1. Dynamics of the microvascular system
Microvascular system, including small blood vessels (arterioles, capillaries, and venules), blood flow (microcirculation), and associated nerves, supplies oxygen and nutrients to all the 75 trillion cells that compose our body, particularly to the cells in heart and brain. Microvascular abnormalities, therefore, can deprive tissues of nutrients and oxygen and deteriorate the regulation of blood flow, which may lead to heart diseases, diabetes, and high blood pressure.
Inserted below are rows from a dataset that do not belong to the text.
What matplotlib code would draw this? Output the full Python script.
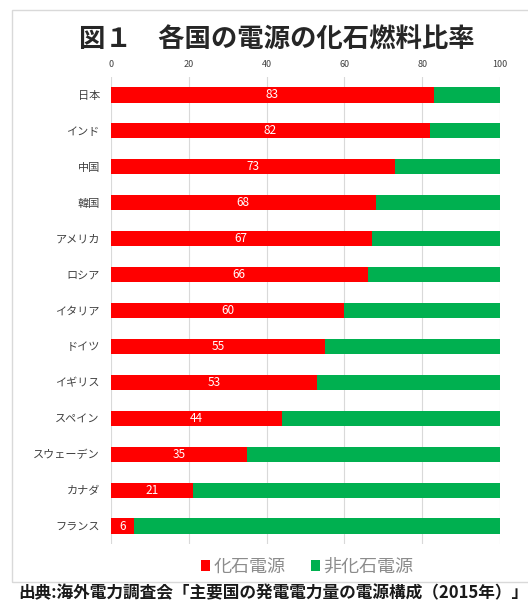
import numpy as np
import matplotlib.pyplot as plt
from matplotlib.patches import Rectangle

plt.rcParams['font.family'] = ['Noto Sans CJK JP', 'DejaVu Sans']

countries = ['日本', 'インド', '中国', '韓国', 'アメリカ', 'ロシア', 'イタリア',
             'ドイツ', 'イギリス', 'スペイン', 'スウェーデン', 'カナダ', 'フランス']
fossil = [83, 82, 73, 68, 67, 66, 60, 55, 53, 44, 35, 21, 6]
non_fossil = [100 - v for v in fossil]

red = '#FF0000'
green = '#00B050'

fig = plt.figure(figsize=(5.28, 6.08), dpi=100)
fig.patches.append(Rectangle((12 / 528, 1 - 582 / 608), 1.0, 572 / 608,
                             transform=fig.transFigure, fill=False,
                             edgecolor='#d9d9d9', lw=1))

ax = fig.add_axes([111 / 528, 1 - 544 / 608, 389 / 528, 467 / 608])
y = np.arange(len(countries))
ax.barh(y, fossil, height=0.42, color=red, label='化石電源')
ax.barh(y, non_fossil, left=fossil, height=0.42, color=green, label='非化石電源')

for yi, v in zip(y, fossil):
    ax.text(v / 2, yi, str(v), color='white', ha='center', va='center', fontsize=8.5)

ax.set_ylim(len(countries) - 0.5, -0.5)
ax.set_xlim(0, 100)
ax.set_yticks(y)
ax.set_yticklabels(countries, fontsize=8, color='#404040')
ax.set_xticks([0, 20, 40, 60, 80, 100])
ax.xaxis.tick_top()
ax.tick_params(axis='x', labelsize=6.5, colors='#404040', length=0, pad=6)
ax.tick_params(axis='y', length=0, pad=8)
ax.grid(axis='x', color='#d9d9d9', lw=0.8)
ax.set_axisbelow(True)
for s in ax.spines.values():
    s.set_visible(False)

fig.text(0.525, 1 - 40 / 608, '図１　各国の電源の化石燃料比率', ha='center', va='center',
         fontsize=19, fontweight='bold', color='#262626')

fig.legend(loc='center', bbox_to_anchor=(307 / 528, 1 - 567 / 608), ncol=2,
           frameon=False, fontsize=13, handlelength=0.5, handleheight=0.5,
           handletextpad=0.2, columnspacing=1.4, labelcolor='#8c8c8c')

fig.text(18 / 528, 1 - 593 / 608,
         '出典:海外電力調査会「主要国の発電電力量の電源構成（2015年）」',
         ha='left', va='center', fontsize=12, fontweight='bold', color='#1a1a1a')

fig.savefig('out.png', dpi=100)
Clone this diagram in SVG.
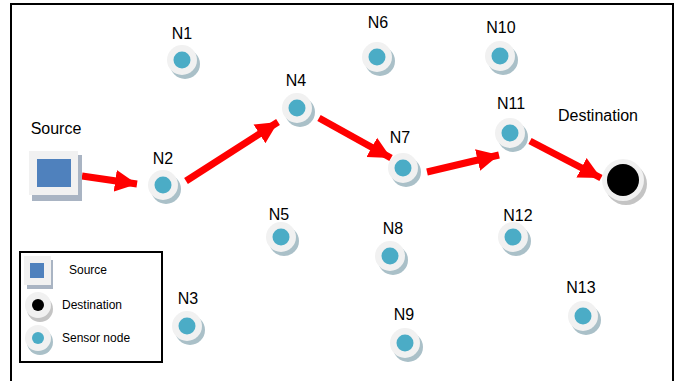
<svg xmlns="http://www.w3.org/2000/svg" width="680" height="381" viewBox="0 0 680 381">
<defs>
<style>
.lbl{font-family:"Liberation Sans",Arial,sans-serif;font-size:16px;fill:#000;text-anchor:middle}
.leg{font-family:"Liberation Sans",Arial,sans-serif;font-size:12px;fill:#000}
.sh{fill:#aac0c8}
.disc{fill:#f1f1f1}
.core{fill:#4bacc6}
.arr{stroke:#ff0000;stroke-width:7;fill:none}
</style>
<marker id="ah" markerUnits="userSpaceOnUse" markerWidth="24" markerHeight="24" viewBox="0 0 24 24" refX="22" refY="12" orient="auto">
<path d="M0,1 L22,12 L0,23 Z" fill="#ff0000"/>
</marker>
<g id="sensor">
<circle class="sh" cx="3" cy="4" r="15"/>
<circle class="disc" cx="0" cy="0" r="15"/>
<circle class="core" cx="0" cy="0" r="8.5"/>
</g>
</defs>
<rect x="0" y="0" width="680" height="381" fill="#fff"/>
<path d="M11,381 V4 H673 V381" fill="none" stroke="#000" stroke-width="2"/>

<g id="connectors">
<line class="arr" x1="82" y1="176" x2="137" y2="184" marker-end="url(#ah)"/>
<line class="arr" x1="186" y1="181" x2="278" y2="122" marker-end="url(#ah)"/>
<line class="arr" x1="319" y1="118" x2="391" y2="158" marker-end="url(#ah)"/>
<line class="arr" x1="427" y1="172" x2="499" y2="155" marker-end="url(#ah)"/>
<line class="arr" x1="530" y1="141" x2="601" y2="178" marker-end="url(#ah)"/>
</g>

<g id="source">
<rect x="32" y="155" width="50" height="46" fill="#a9b4c3"/>
<rect x="29" y="151" width="49" height="44" fill="#f1f1f1"/>
<rect x="37" y="159" width="34" height="28" fill="#4f81bd"/>
<text class="lbl" x="56" y="134">Source</text>
</g>

<g id="destination">
<circle cx="626" cy="184" r="21" fill="#c4c4c4"/>
<circle cx="623" cy="180" r="21" fill="#f1f1f1"/>
<circle cx="623" cy="180" r="16" fill="#000"/>
<text class="lbl" x="598" y="121">Destination</text>
</g>

<g id="N1"><use href="#sensor" x="182" y="60"/><text class="lbl" x="182" y="39">N1</text></g>
<g id="N2"><use href="#sensor" x="163" y="185"/><text class="lbl" x="163" y="164">N2</text></g>
<g id="N3"><use href="#sensor" x="187" y="326"/><text class="lbl" x="188" y="304">N3</text></g>
<g id="N4"><use href="#sensor" x="297" y="108"/><text class="lbl" x="296" y="86">N4</text></g>
<g id="N5"><use href="#sensor" x="281" y="237"/><text class="lbl" x="279" y="220">N5</text></g>
<g id="N6"><use href="#sensor" x="377" y="57"/><text class="lbl" x="378" y="28">N6</text></g>
<g id="N7"><use href="#sensor" x="403" y="168"/><text class="lbl" x="400" y="143">N7</text></g>
<g id="N8"><use href="#sensor" x="390" y="256"/><text class="lbl" x="393" y="234">N8</text></g>
<g id="N9"><use href="#sensor" x="405" y="343"/><text class="lbl" x="404" y="320">N9</text></g>
<g id="N10"><use href="#sensor" x="500" y="56"/><text class="lbl" x="501" y="33">N10</text></g>
<g id="N11"><use href="#sensor" x="510" y="133"/><text class="lbl" x="511" y="109">N11</text></g>
<g id="N12"><use href="#sensor" x="513" y="237"/><text class="lbl" x="518" y="221">N12</text></g>
<g id="N13"><use href="#sensor" x="583" y="316"/><text class="lbl" x="581" y="293">N13</text></g>

<g id="legend">
<rect x="20" y="252" width="142" height="110" fill="#fff" stroke="#000" stroke-width="2"/>
<rect x="27" y="260" width="26" height="29" fill="#a9b4c3"/>
<rect x="24" y="256" width="27" height="29" fill="#f1f1f1"/>
<rect x="30" y="263" width="14" height="15" fill="#4f81bd"/>
<text class="leg" x="69" y="274">Source</text>
<circle cx="40" cy="309" r="13" fill="#c4c4c4"/>
<circle cx="38" cy="305" r="13" fill="#f1f1f1"/>
<circle cx="38" cy="305" r="6" fill="#000"/>
<text class="leg" x="62" y="309">Destination</text>
<circle class="sh" cx="40" cy="342" r="13"/>
<circle class="disc" cx="38" cy="338" r="13"/>
<circle class="core" cx="38" cy="338" r="6"/>
<text class="leg" x="62" y="342">Sensor node</text>
</g>
</svg>
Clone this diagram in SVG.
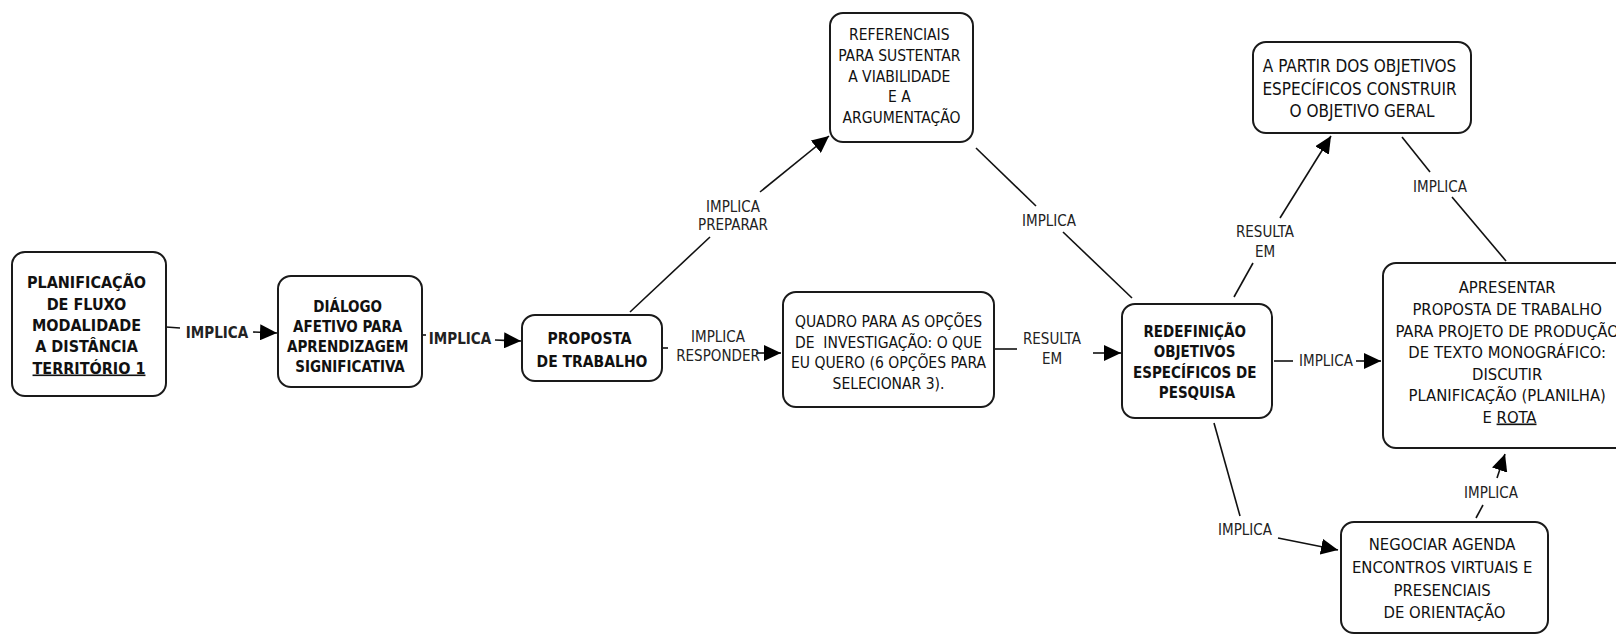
<svg xmlns="http://www.w3.org/2000/svg" width="1616" height="635" viewBox="0 0 1616 635">
  <style>
    text { font-family: "DejaVu Sans Condensed", "DejaVu Sans", sans-serif; font-stretch: condensed; fill: #111; text-anchor: middle; }
    .box { fill: #fff; stroke: #1a1a1a; stroke-width: 2; }
    .b { font-weight: bold; }
    .lbl { font-size: 15px; fill: #222; }
    .line { stroke: #111; stroke-width: 1.6; fill: none; }
    .arrow { marker-end: url(#head); }
    .u { text-decoration: underline; }
  </style>
  <defs>
    <marker id="head" markerUnits="userSpaceOnUse" markerWidth="18" markerHeight="16" refX="17" refY="8" orient="auto">
      <path d="M0,0 L17,8 L0,16 Z" fill="#000"/>
    </marker>
  </defs>
  <rect width="1616" height="635" fill="#fff"/>

  <!-- connectors: concept -> linking phrase, linking phrase -> concept -->
  <g id="connectors">
    <line class="line" x1="166" y1="327" x2="180" y2="328"/>
    <line class="line arrow" x1="253" y1="332" x2="277" y2="333"/>

    <line class="line" x1="422" y1="335" x2="426" y2="335"/>
    <line class="line arrow" x1="495" y1="340" x2="521" y2="341"/>

    <line class="line" x1="630" y1="312" x2="710" y2="237"/>
    <line class="line arrow" x1="760" y1="192" x2="829" y2="136"/>

    <line class="line" x1="663" y1="348" x2="668" y2="348"/>
    <line class="line arrow" x1="756" y1="353" x2="781" y2="353"/>

    <line class="line" x1="994" y1="349" x2="1017" y2="349"/>
    <line class="line arrow" x1="1093" y1="353" x2="1121" y2="353"/>

    <line class="line" x1="976" y1="148" x2="1036" y2="206"/>
    <line class="line" x1="1063" y1="232" x2="1132" y2="298"/>

    <line class="line" x1="1234" y1="297" x2="1253" y2="263"/>
    <line class="line arrow" x1="1280" y1="218" x2="1331" y2="136"/>

    <line class="line" x1="1402" y1="137" x2="1430" y2="172"/>
    <line class="line" x1="1452" y1="197" x2="1506" y2="261"/>

    <line class="line" x1="1274" y1="361" x2="1293" y2="361"/>
    <line class="line arrow" x1="1356" y1="361" x2="1381" y2="361"/>

    <line class="line" x1="1214" y1="423" x2="1240" y2="516"/>
    <line class="line arrow" x1="1278" y1="538" x2="1338" y2="550"/>

    <line class="line" x1="1476" y1="518" x2="1483" y2="505"/>
    <line class="line arrow" x1="1497" y1="478" x2="1505" y2="454"/>

    <!-- linking phrases -->
    <text class="lbl b" x="217" y="338">IMPLICA</text>
    <text class="lbl b" x="460" y="344">IMPLICA</text>
    <text class="lbl" x="733" y="212">IMPLICA</text>
    <text class="lbl" x="733" y="230">PREPARAR</text>
    <text class="lbl" x="718" y="342">IMPLICA</text>
    <text class="lbl" x="718" y="361">RESPONDER</text>
    <text class="lbl" x="1052" y="344">RESULTA</text>
    <text class="lbl" x="1052" y="364">EM</text>
    <text class="lbl" x="1049" y="226">IMPLICA</text>
    <text class="lbl" x="1265" y="237">RESULTA</text>
    <text class="lbl" x="1265" y="257">EM</text>
    <text class="lbl" x="1440" y="192">IMPLICA</text>
    <text class="lbl" x="1326" y="366">IMPLICA</text>
    <text class="lbl" x="1245" y="535">IMPLICA</text>
    <text class="lbl" x="1491" y="498">IMPLICA</text>
  </g>

  <g id="planificacao">
    <rect class="box" x="12" y="252" width="154" height="144" rx="13"/>
    <text class="b" font-size="16">
      <tspan x="89" y="288">PLANIFICAÇÃO</tspan>
      <tspan x="89" y="309.5">DE FLUXO</tspan>
      <tspan x="89" y="331">MODALIDADE</tspan>
      <tspan x="89" y="352">A DISTÂNCIA</tspan>
      <tspan x="89" y="373.5" class="u">TERRITÓRIO 1</tspan>
    </text>
  </g>

  <g id="dialogo">
    <rect class="box" x="278" y="276" width="144" height="111" rx="13"/>
    <text class="b" font-size="15">
      <tspan x="350" y="312">DIÁLOGO</tspan>
      <tspan x="350" y="332">AFETIVO PARA</tspan>
      <tspan x="350" y="352">APRENDIZAGEM</tspan>
      <tspan x="350" y="372">SIGNIFICATIVA</tspan>
    </text>
  </g>

  <g id="proposta">
    <rect class="box" x="522" y="315" width="140" height="66" rx="13"/>
    <text class="b" font-size="15.5">
      <tspan x="592" y="344">PROPOSTA</tspan>
      <tspan x="592" y="367">DE TRABALHO</tspan>
    </text>
  </g>

  <g id="referenciais">
    <rect class="box" x="830" y="13" width="143" height="129" rx="13"/>
    <text font-size="15.5">
      <tspan x="901.5" y="40">REFERENCIAIS</tspan>
      <tspan x="901.5" y="61">PARA SUSTENTAR</tspan>
      <tspan x="901.5" y="81.5">A VIABILIDADE</tspan>
      <tspan x="901.5" y="102">E A</tspan>
      <tspan x="901.5" y="122.5">ARGUMENTAÇÃO</tspan>
    </text>
  </g>

  <g id="quadro">
    <rect class="box" x="783" y="292" width="211" height="115" rx="13"/>
    <text font-size="15.5" xml:space="preserve"><tspan x="888.5" y="327">QUADRO PARA AS OPÇÕES</tspan><tspan x="888.5" y="347.5">DE  INVESTIGAÇÃO: O QUE</tspan><tspan x="888.5" y="368">EU QUERO (6 OPÇÕES PARA</tspan><tspan x="888.5" y="388.5">SELECIONAR 3).</tspan></text>
  </g>

  <g id="redefinicao">
    <rect class="box" x="1122" y="304" width="150" height="114" rx="13"/>
    <text class="b" font-size="15">
      <tspan x="1197" y="337">REDEFINIÇÃO</tspan>
      <tspan x="1197" y="357">OBJETIVOS</tspan>
      <tspan x="1197" y="377.5">ESPECÍFICOS DE</tspan>
      <tspan x="1197" y="398">PESQUISA</tspan>
    </text>
  </g>

  <g id="objetivo-geral">
    <rect class="box" x="1253" y="42" width="218" height="91" rx="13"/>
    <text font-size="17">
      <tspan x="1362" y="72">A PARTIR DOS OBJETIVOS</tspan>
      <tspan x="1362" y="94.5">ESPECÍFICOS CONSTRUIR</tspan>
      <tspan x="1362" y="117">O OBJETIVO GERAL</tspan>
    </text>
  </g>

  <g id="apresentar">
    <rect class="box" x="1383" y="263" width="253" height="185" rx="13"/>
    <text font-size="16.5">
      <tspan x="1509.5" y="293">APRESENTAR</tspan>
      <tspan x="1509.5" y="315">PROPOSTA DE TRABALHO</tspan>
      <tspan x="1509.5" y="336.5">PARA PROJETO DE PRODUÇÃO</tspan>
      <tspan x="1509.5" y="358">DE TEXTO MONOGRÁFICO:</tspan>
      <tspan x="1509.5" y="379.5">DISCUTIR</tspan>
      <tspan x="1509.5" y="401">PLANIFICAÇÃO (PLANILHA)</tspan>
      <tspan x="1509.5" y="422.5">E <tspan class="u">ROTA</tspan></tspan>
    </text>
  </g>

  <g id="negociar">
    <rect class="box" x="1341" y="522" width="207" height="111" rx="13"/>
    <text font-size="16.5">
      <tspan x="1444.5" y="550">NEGOCIAR AGENDA</tspan>
      <tspan x="1444.5" y="573">ENCONTROS VIRTUAIS E</tspan>
      <tspan x="1444.5" y="595.5">PRESENCIAIS</tspan>
      <tspan x="1444.5" y="618">DE ORIENTAÇÃO</tspan>
    </text>
  </g>
</svg>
Microfluidics is an ideal approach for the study of microvascular system due to its well-controlled microenvironment and the ability to detect biological signals with high spatiotemporal resolution. We are currently interested in the study of mechanosensing of human red blood cells (RBCs) and the intercellular signaling between red cells and small blood vessels by using microfluidic approaches. In particular, we design and fabricate functional micro-devices to explore the mechanisms of deformation-induced adenosine-5'-triphosphate (ATP) release from RBCs and the signaling dynamics between red cells and endothelia cells. We expect the outcomes of our investigation will greatly add to our understanding of microvascular homeostasis and enhance our ability to treat vascular diseases with effective therapeutic strategies.
2. Microemulsion-based functional materials
Microfluidics is one of the most promising approaches for production of microemulsions and microencapsulation. Research has shown the controlled generation of micrometer diameter droplets and bubbles, double emulsions, triple emulsions, and multiple emulsions inside microfluidic channels. Furthermore, by conducting chemical reactions inside droplets and emulsions, microparticles with desired functionality, e.g., size, shape, and composition, can be generated. The obtained microemulsions and particles find many applications from pharmaceuticals to foods and the cosmetic industry.
We are currently interested in microemulsion-based new functional materials for biomedical and chemical applications. In particular, we have shown the controlled generation of gas bubbles in micrometer-diameter aqueous droplets and the synthesis of thin-shell covered microbubbles, which provides a promising approach to achieve microbubble-based ultrasound contrast imaging and image-guided drug delivery materials. Along the development of effect approaches that can produce materials with desired functionality, we also conduct fundamental research to address the roles of fluid dynamics in the synthesis of functional material, particularly in a multiphase system that involves gas bubbles, liquid droplets, and colloidal particles.
3. Photocatalytic multiphase reactions
Multiphase reactions at the microscale, e.g., in microfluidic devices, have large interfacial areas, efficient heat and mass transfer, and therefore are more efficient than bulk reactions. For example, a tri-phase hydrogenation reaction has been demonstrated in a microfluidic device and the desired products were obtained within two minutes.
We are interested in photocatalytic multiphase reactions in microfluidics and photo-induced charge transfer dynamics in bulk heterojunction solar cells for clean energy production. Projects are currently under investigation.